Homeowner Concerns and Preference Analysis of Plumbing Issues
This study applied formal preference elicitation methodologies, Conjoint Analysis and the Analytical Hierarchical Process, to examine the actions taken by homeowners living in a pipe failure prone area and the preventive actions they might use to minimize their risk due to corrosion, cost, as well as other issues related to home plumbing. Health, taste, and odor were dominant considerations for consumers.  Interestingly, some respondents responded one way when stating preferences but behaved differently when making real-life choices.  This information will be helpful for policy experts and utility companies seeking new ways to deal with premise plumbing issues. 
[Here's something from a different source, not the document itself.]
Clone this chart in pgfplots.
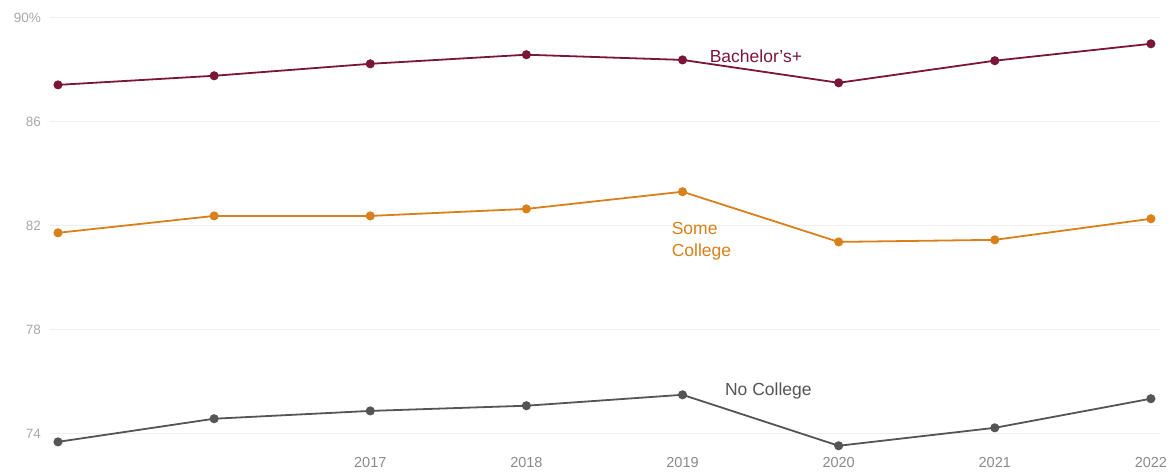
\documentclass[border=0pt]{standalone}
\usepackage{pgfplots}
\pgfplotsset{compat=1.18}
\usepackage{fontspec}
\setmainfont{Liberation Sans}
\definecolor{bach}{HTML}{7A1638}
\definecolor{some}{HTML}{D9801A}
\definecolor{noc}{HTML}{555555}
\definecolor{gridc}{HTML}{EEEEEE}
\definecolor{tickc}{HTML}{A8A8A8}
\definecolor{xtc}{HTML}{8A8A8A}
\begin{document}
\begin{tikzpicture}
\begin{axis}[
  scale only axis,
  width=1110.1pt, height=434.2pt,
  xmin=-0.05, xmax=7.06,
  ymin=73.3, ymax=90,
  axis line style={draw=none},
  major tick length=0pt,
  xtick={2,3,4,5,6,7},
  xticklabels={2017,2018,2019,2020,2021,2022},
  ytick={74,78,82,86,90},
  yticklabels={74,78,82,86,90\%},
  ymajorgrids,
  grid style={gridc, line width=1.2pt},
  /pgf/number format/assume math mode=true,
  xticklabel style={font=\fontsize{14.5}{16}\selectfont, text=xtc, inner sep=0pt, anchor=north, yshift=-5pt},
  yticklabel style={font=\fontsize{13.5}{15}\selectfont, text=tickc, inner sep=0pt, anchor=east, xshift=-9pt},
  clip=false,
]
\addplot[bach, line width=1.8pt, mark=*, mark size=3.6pt] coordinates {
(0,87.42) (1,87.77) (2,88.23) (3,88.58) (4,88.38) (5,87.50) (6,88.35) (7,89.00)};
\addplot[some, line width=1.8pt, mark=*, mark size=3.6pt] coordinates {
(0,81.73) (1,82.38) (2,82.38) (3,82.65) (4,83.31) (5,81.38) (6,81.46) (7,82.27)};
\addplot[noc, line width=1.8pt, mark=*, mark size=3.6pt] coordinates {
(0,73.69) (1,74.58) (2,74.88) (3,75.08) (4,75.50) (5,73.54) (6,74.23) (7,75.35)};
\node[text=bach, font=\fontsize{17.5}{19}\selectfont, anchor=center] at (axis cs:4.47,88.54) {Bachelor's+};
\node[text=some, font=\fontsize{17.5}{22}\selectfont, anchor=west, align=left, inner sep=0pt] at (axis cs:3.93,81.42) {Some\\College};
\node[text=noc, font=\fontsize{17.5}{19}\selectfont, anchor=center] at (axis cs:4.55,75.65) {No College};
\end{axis}
\path[use as bounding box] (-50.2pt,-22pt) rectangle (1122.8pt,452pt);
\end{tikzpicture}
\end{document}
Preference Analysis of Bottled Water
Bottled water consumption increases day by day despite its high prices, shelf life and questionable water quality, and potential environmental impacts compared to tap water.  This phenomenon raises a question of how people make a decision on whether bottled or tap water. The goal of the research is to elicit preferences for tap vs bottled water attributes using a multi-criteria decision modeling technique. To formulate the model, five attributes are considered: i) convenience, ii) environmental impacts, iii) health impacts, iv) cost and v) taste/ odor of water. This will enable us to determine their attribute rankings as well their final choices. The results from this research will be helpful to policymakers, water utility managers, educators, researchers, and other professionals concerned with the drinking water.